Just then a man ran by. The remains of his arm were on fire, and his eyes rolled like a panicked donkey's, the yellowish-whites gleaming in terror. His mouth contorted in an animal scream. This sight woke me a bit, and I looked around. Corpses lay scattered and limp on the ground. There were nearly as many bloody, unmoving bodies as there were chunks of debris. Some I knew, some I didn't. This caused no different feelings in me; all were dead. Dead, gone: mouri.
I saw a woman pull her child out of a wrecked house by its leg. She held the limp body in one ravished arm and wailed a primal wail, which was cut of abruptly as she sliced her own neck with a piece of scrap metal. I looked away, sick inside. There was nothing to throw up, anyway.
Even without looking I smelled the reek of human misery. It permeated everything. The stench of pain, death. I lay there, thinking hopeless thoughts that did not end with the tremors of the earth.
Food and water were hard enough to come by before the earthquake; and now I was incapacitated. I felt a crushing dread settle in my bones: Death was coming. We could only wait for it. We had no hospitals to get better in, not even a shelter in which to die. I heard other people stirring; moaning noises, mostly. I wrapped my arm around the mostly unconscious, bleeding remnants of my family and drug myself toward the sounds. When a few feet away from them, my arms gave out and my cheek slapped dirt.

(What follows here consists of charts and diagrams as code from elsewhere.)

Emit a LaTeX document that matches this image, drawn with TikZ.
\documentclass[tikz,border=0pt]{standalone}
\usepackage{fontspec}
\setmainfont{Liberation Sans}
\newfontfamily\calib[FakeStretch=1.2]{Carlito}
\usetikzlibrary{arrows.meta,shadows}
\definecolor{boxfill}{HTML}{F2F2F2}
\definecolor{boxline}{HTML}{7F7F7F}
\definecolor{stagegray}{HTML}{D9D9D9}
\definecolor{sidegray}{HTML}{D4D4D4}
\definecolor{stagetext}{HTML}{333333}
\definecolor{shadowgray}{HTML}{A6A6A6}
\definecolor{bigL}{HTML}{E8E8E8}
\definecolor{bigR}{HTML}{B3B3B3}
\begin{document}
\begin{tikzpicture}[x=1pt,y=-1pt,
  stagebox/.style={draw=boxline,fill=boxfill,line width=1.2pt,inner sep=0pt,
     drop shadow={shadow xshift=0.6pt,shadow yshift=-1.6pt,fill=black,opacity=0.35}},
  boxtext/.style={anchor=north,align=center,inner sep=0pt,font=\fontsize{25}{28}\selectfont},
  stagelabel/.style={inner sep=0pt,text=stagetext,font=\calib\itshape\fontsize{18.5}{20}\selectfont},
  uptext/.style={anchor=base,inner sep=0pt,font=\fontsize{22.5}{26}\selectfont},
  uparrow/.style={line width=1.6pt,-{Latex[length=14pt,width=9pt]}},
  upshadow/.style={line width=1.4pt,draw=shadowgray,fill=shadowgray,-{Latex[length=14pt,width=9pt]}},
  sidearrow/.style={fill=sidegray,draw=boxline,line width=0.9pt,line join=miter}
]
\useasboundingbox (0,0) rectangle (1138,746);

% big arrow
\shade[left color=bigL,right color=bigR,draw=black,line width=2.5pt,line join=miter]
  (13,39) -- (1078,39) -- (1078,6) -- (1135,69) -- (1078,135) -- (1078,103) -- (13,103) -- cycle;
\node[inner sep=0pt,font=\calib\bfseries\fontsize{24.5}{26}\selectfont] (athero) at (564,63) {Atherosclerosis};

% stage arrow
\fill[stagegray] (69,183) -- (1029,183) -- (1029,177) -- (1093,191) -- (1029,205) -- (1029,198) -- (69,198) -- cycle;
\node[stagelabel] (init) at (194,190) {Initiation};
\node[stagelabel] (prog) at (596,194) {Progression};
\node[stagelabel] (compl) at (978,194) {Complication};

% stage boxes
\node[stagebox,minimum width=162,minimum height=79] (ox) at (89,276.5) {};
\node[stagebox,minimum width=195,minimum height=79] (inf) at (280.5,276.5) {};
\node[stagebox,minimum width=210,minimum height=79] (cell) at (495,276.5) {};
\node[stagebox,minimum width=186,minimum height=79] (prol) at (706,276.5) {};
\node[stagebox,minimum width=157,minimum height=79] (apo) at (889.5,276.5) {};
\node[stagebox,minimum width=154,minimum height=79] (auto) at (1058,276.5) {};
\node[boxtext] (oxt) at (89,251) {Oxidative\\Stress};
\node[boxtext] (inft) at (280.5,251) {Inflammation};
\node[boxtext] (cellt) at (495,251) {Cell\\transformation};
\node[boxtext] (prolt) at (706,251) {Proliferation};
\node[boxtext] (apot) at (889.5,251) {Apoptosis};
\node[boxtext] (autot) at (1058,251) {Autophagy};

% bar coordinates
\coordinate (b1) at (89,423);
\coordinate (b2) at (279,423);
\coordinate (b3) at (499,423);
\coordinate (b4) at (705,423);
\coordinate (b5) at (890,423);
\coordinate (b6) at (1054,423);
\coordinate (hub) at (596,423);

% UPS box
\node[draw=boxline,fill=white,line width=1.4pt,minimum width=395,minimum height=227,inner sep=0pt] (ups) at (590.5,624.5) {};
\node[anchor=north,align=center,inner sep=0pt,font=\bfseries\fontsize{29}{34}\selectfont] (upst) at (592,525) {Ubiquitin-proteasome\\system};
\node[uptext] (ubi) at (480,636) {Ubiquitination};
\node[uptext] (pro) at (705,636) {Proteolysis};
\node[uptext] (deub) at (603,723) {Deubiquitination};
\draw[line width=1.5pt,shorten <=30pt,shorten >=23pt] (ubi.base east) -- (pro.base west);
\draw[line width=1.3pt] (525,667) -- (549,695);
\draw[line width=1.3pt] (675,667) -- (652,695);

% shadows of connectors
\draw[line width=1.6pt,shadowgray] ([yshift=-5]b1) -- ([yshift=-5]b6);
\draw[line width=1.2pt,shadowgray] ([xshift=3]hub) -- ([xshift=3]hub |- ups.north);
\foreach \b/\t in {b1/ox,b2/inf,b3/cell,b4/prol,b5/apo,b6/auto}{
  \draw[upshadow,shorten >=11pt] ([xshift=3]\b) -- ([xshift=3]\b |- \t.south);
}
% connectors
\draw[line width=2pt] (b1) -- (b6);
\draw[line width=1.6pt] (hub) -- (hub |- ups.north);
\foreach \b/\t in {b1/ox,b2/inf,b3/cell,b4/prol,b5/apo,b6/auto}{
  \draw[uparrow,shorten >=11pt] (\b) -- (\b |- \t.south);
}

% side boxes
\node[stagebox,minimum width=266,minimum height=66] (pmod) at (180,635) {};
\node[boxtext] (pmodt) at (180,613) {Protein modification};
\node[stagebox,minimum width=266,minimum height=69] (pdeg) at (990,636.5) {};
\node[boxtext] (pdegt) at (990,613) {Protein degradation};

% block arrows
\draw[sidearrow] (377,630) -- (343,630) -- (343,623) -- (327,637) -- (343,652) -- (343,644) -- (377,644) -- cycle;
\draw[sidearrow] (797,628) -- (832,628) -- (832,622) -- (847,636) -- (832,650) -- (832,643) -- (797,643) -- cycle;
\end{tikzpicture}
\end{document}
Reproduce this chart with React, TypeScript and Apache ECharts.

No one would save us. No one here could help, and surely no one would come; who in the world cared anyway? We had no money, no oil, no resources. Nothing valuable or useful. This misery would continue until all of us were dead and unburied, our corpses baking in the sun. Thinking thoughts like these, I drifted in and out of consciousness. Each time I awoke, the periods of awareness became shorter and shorter, as did my wait for Death.
It was in one of the shortest periods of wakefulness, however, that I heard the unnatural howl of a helicopter. My hair whipped my face as the contraption landed not so far from our devastation. I saw flashes of white out of the corner of my eyes, heard snatches of foreign language. Oh, touris (tourists), come take your pictures and leave. Come watch our misery why don't you, I thought. Feet crunched on debris, growing closer and closer. They were wearing actual shoes. A white hand flashed in front of my face and I grumbled in pain that seemed to really hit me just then.
Then, to my shock, that hand extended to me. Near one of my brown hands. Were they actually going to help? A plastic bottle appeared in the hand, and the cold, clean surface pressed to my lips. I opened tentatively, then gulped for all I was worth. Water, dlo. So beautiful. Yet, against my will, I was still flashing in and out of consciousness. With a huge, final surge of will, I pointed to the little ones.
“Unghhh,” I groaned. “Tanpri, sove ti beb yo.” Please, save the babies. The Ameriken seemed to understand, and the last thing I saw was my family being carried in white arms to safety. They would be all right. Knowing this, I could peacefully close my eyes. So there is a God, I thought, content - and then there was darkness.
** Extremely over-the-top and melodramatic, I know. I wrote it in about an hour. But, for some reason, my teacher liked it. That's why it's here.